In 1956, she has her first solo exhibition in St. Gallen with plaster reliefs and material assemblages. In 1960, she is divorced from Harry Mathews. Niki lives and works from this time on together with Jean Tinguely.
 
In 1965, the first "Nanas" are exhibited in the Galerie Iolas in Paris. They are in no way seen by everyone as cheerful. On the contrary, critics label the seemingly lively and wildly dancing feminine figures with attributes such as "aggressive", "satirical" and "feminist".
 
The "Giant Nana" realised in Stockholm one year later was even described as the "largest whore in the world". The work - titled "Hon - en katedral" (She - A Cathedral) - lied there with thighs spread open, offering visitors entry through her vagina.
 
In spite of all the critics and sceptics, the daughter of a good, bourgeois family was triumphantly successful with her controversial art.
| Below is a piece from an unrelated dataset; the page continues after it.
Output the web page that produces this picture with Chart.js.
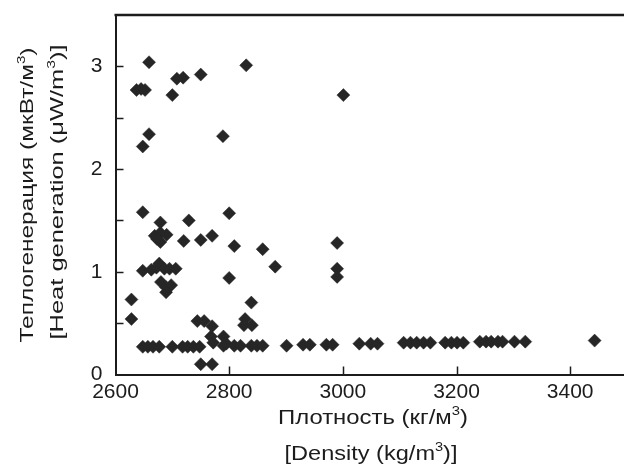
<!DOCTYPE html>
<html>
<head>
<meta charset="utf-8">
<script src="https://cdn.jsdelivr.net/npm/chart.js@4"></script>
<style>
html, body { margin: 0; padding: 0; background: #fff; overflow: hidden; }
canvas { display: block; }
</style>
</head>
<body>
<canvas id="chart" width="634" height="473"></canvas>
<script>
// density (kg/m3) and heat generation (uW/m3)
const density = [
  2659, 2830, 2637, 2645, 2652, 2700, 2708, 2719, 2750, 3001, 2659, 2648, 2789,
  2648, 2679, 2729, 2800, 2669, 2679, 2690, 2679, 2673, 2720, 2750, 2770, 2809,
  2859, 2881, 2800, 2990, 2990, 2990,
  2648, 2663, 2672, 2677, 2686, 2695, 2706, 2680, 2689, 2698, 2689,
  2628, 2628, 2839, 2744, 2756, 2828, 2826, 2840, 2770, 2768, 2772, 2790, 2795,
  2750, 2770,
  2648, 2657, 2666, 2677, 2700, 2718, 2727, 2737, 2748, 2790, 2809, 2820, 2839,
  2849, 2859, 2901, 2930, 2942, 2971, 2982, 3029, 3049, 3061, 3107, 3119, 3130,
  3142, 3154, 3180, 3191, 3201, 3212, 3241, 3252, 3261, 3273, 3281, 3302, 3321,
  3443
];
const heat = [
  3.04, 3.01, 2.77, 2.78, 2.77, 2.72, 2.88, 2.89, 2.92, 2.72, 2.34, 2.22, 2.32,
  1.58, 1.48, 1.50, 1.57, 1.35, 1.38, 1.36, 1.29, 1.32, 1.30, 1.31, 1.35, 1.25,
  1.22, 1.05, 0.94, 1.28, 1.03, 0.95,
  1.01, 1.02, 1.04, 1.08, 1.03, 1.03, 1.03, 0.90, 0.85, 0.87, 0.80,
  0.73, 0.54, 0.70, 0.52, 0.52, 0.54, 0.48, 0.48, 0.47, 0.37, 0.31, 0.37, 0.30,
  0.10, 0.10,
  0.27, 0.27, 0.27, 0.27, 0.27, 0.27, 0.27, 0.27, 0.27, 0.28, 0.28, 0.28, 0.28,
  0.28, 0.28, 0.28, 0.29, 0.29, 0.29, 0.29, 0.30, 0.30, 0.30, 0.31, 0.31, 0.31,
  0.31, 0.31, 0.31, 0.31, 0.31, 0.31, 0.32, 0.32, 0.32, 0.32, 0.32, 0.32, 0.32,
  0.33
];
const xTicks = [2600, 2800, 3000, 3200, 3400];
const yTicks = [0, 1, 2, 3];

const points = density.map((d, i) => ({ x: d, y: heat[i] }));
const FONT = '"Liberation Sans", Arial, sans-serif';
const INK = '#1c1c1c';

// text with a superscript "3", squeezed/stretched to a given length
function richWidth(ctx, parts, size) {
  let w = 0;
  parts.forEach(([t, sup]) => {
    ctx.font = (sup ? size * 0.62 : size) + 'px ' + FONT;
    w += ctx.measureText(t).width;
  });
  return w;
}
function drawTitle(ctx, parts, size, cx, cy, len, rotated) {
  const w = richWidth(ctx, parts, size);
  ctx.save();
  ctx.translate(cx, cy);
  if (rotated) ctx.rotate(-Math.PI / 2);
  ctx.scale(len / w, 1);
  let x = -w / 2;
  parts.forEach(([t, sup]) => {
    ctx.font = (sup ? size * 0.62 : size) + 'px ' + FONT;
    ctx.fillText(t, x, sup ? -size * 0.42 : 0);
    x += ctx.measureText(t).width;
  });
  ctx.restore();
}

const frame = {
  id: 'frame',
  afterDraw(chart) {
    const { ctx, chartArea: a, scales: { x, y } } = chart;
    ctx.save();
    ctx.strokeStyle = INK;
    ctx.lineWidth = 2.5;
    ctx.beginPath();
    ctx.moveTo(a.left - 1, a.top);
    ctx.lineTo(chart.width, a.top);
    ctx.stroke();

    // inward ticks
    ctx.lineWidth = 1.5;
    ctx.beginPath();
    for (let v = 0.5; v < 3.5; v += 0.5) {
      const py = Math.round(y.getPixelForValue(v)) + 0.5;
      ctx.moveTo(a.left, py);
      ctx.lineTo(a.left + 8, py);
    }
    xTicks.slice(1).forEach(v => {
      const px = Math.round(x.getPixelForValue(v)) + 0.5;
      ctx.moveTo(px, a.bottom);
      ctx.lineTo(px, a.bottom - 8);
    });
    ctx.stroke();

    ctx.fillStyle = INK;
    ctx.textAlign = 'left';
    ctx.textBaseline = 'alphabetic';
    drawTitle(ctx, [['Плотность (кг/м', 0], ['3', 1], [')', 0]], 21, 373, 424, 190, false);
    drawTitle(ctx, [['[Density (kg/m', 0], ['3', 1], [')]', 0]], 21, 371, 460, 173, false);
    drawTitle(ctx, [['Теплогенерация (мкВт/м', 0], ['3', 1], [')', 0]], 19, 33, 195, 295, true);
    drawTitle(ctx, [['[Heat generation (μW/m', 0], ['3', 1], [')]', 0]], 19, 63, 192, 295, true);
    ctx.restore();
  }
};

new Chart(document.getElementById('chart'), {
  type: 'scatter',
  data: {
    datasets: [{
      data: points,
      pointStyle: 'rectRot',
      pointRadius: 6.5,
      pointBorderWidth: 0.5,
      backgroundColor: '#262626',
      borderColor: '#262626'
    }]
  },
  options: {
    responsive: false,
    animation: false,
    layout: { padding: { top: 15, right: 0, left: 0, bottom: 0 } },
    plugins: {
      legend: { display: false },
      tooltip: { enabled: false }
    },
    scales: {
      x: {
        type: 'linear',
        min: 2600,
        max: 3500,
        grid: { display: false, drawTicks: false },
        border: { display: true, color: INK, width: 2 },
        ticks: {
          stepSize: 200,
          includeBounds: false,
          autoSkip: false,
          maxRotation: 0,
          padding: 5,
          color: INK,
          font: { family: FONT, size: 21 },
          callback: v => xTicks.includes(v) ? String(v) : ''
        },
        afterFit: s => { s.height = 98.5; s.paddingLeft = 0; s.paddingRight = 0; }
      },
      y: {
        min: 0,
        max: 3.5,
        grid: { display: false, drawTicks: false },
        border: { display: true, color: INK, width: 2 },
        ticks: {
          stepSize: 0.5,
          autoSkip: false,
          padding: 13,
          color: INK,
          font: { family: FONT, size: 21 },
          callback: v => yTicks.includes(v) ? String(v) : ''
        },
        afterFit: s => { s.width = 115.5; s.paddingTop = 0; s.paddingBottom = 0; }
      }
    }
  },
  plugins: [frame]
});
</script>
</body>
</html>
The "shooting star with a marginal trajectory within the universe of peripheral existence" (Pierre Restany) has been honoured by more than just countless group and solo exhibitions around the world.
 
With her popular success, she clearly outshines not only her male artist colleagues among the "Nouveau Réaliste". Today, the joyous works of Niki de Saint Phalle are among the most sought after objects on the international art market.
 
 
Selected Solo Exhibitions:
 
1980 Niki de Saint Phalle - Retrospective. Centre Georges Pompidou, Paris.
 
2001 Niki de Saint Phalle - "Le Fête". Tinguely-Museum, Basle.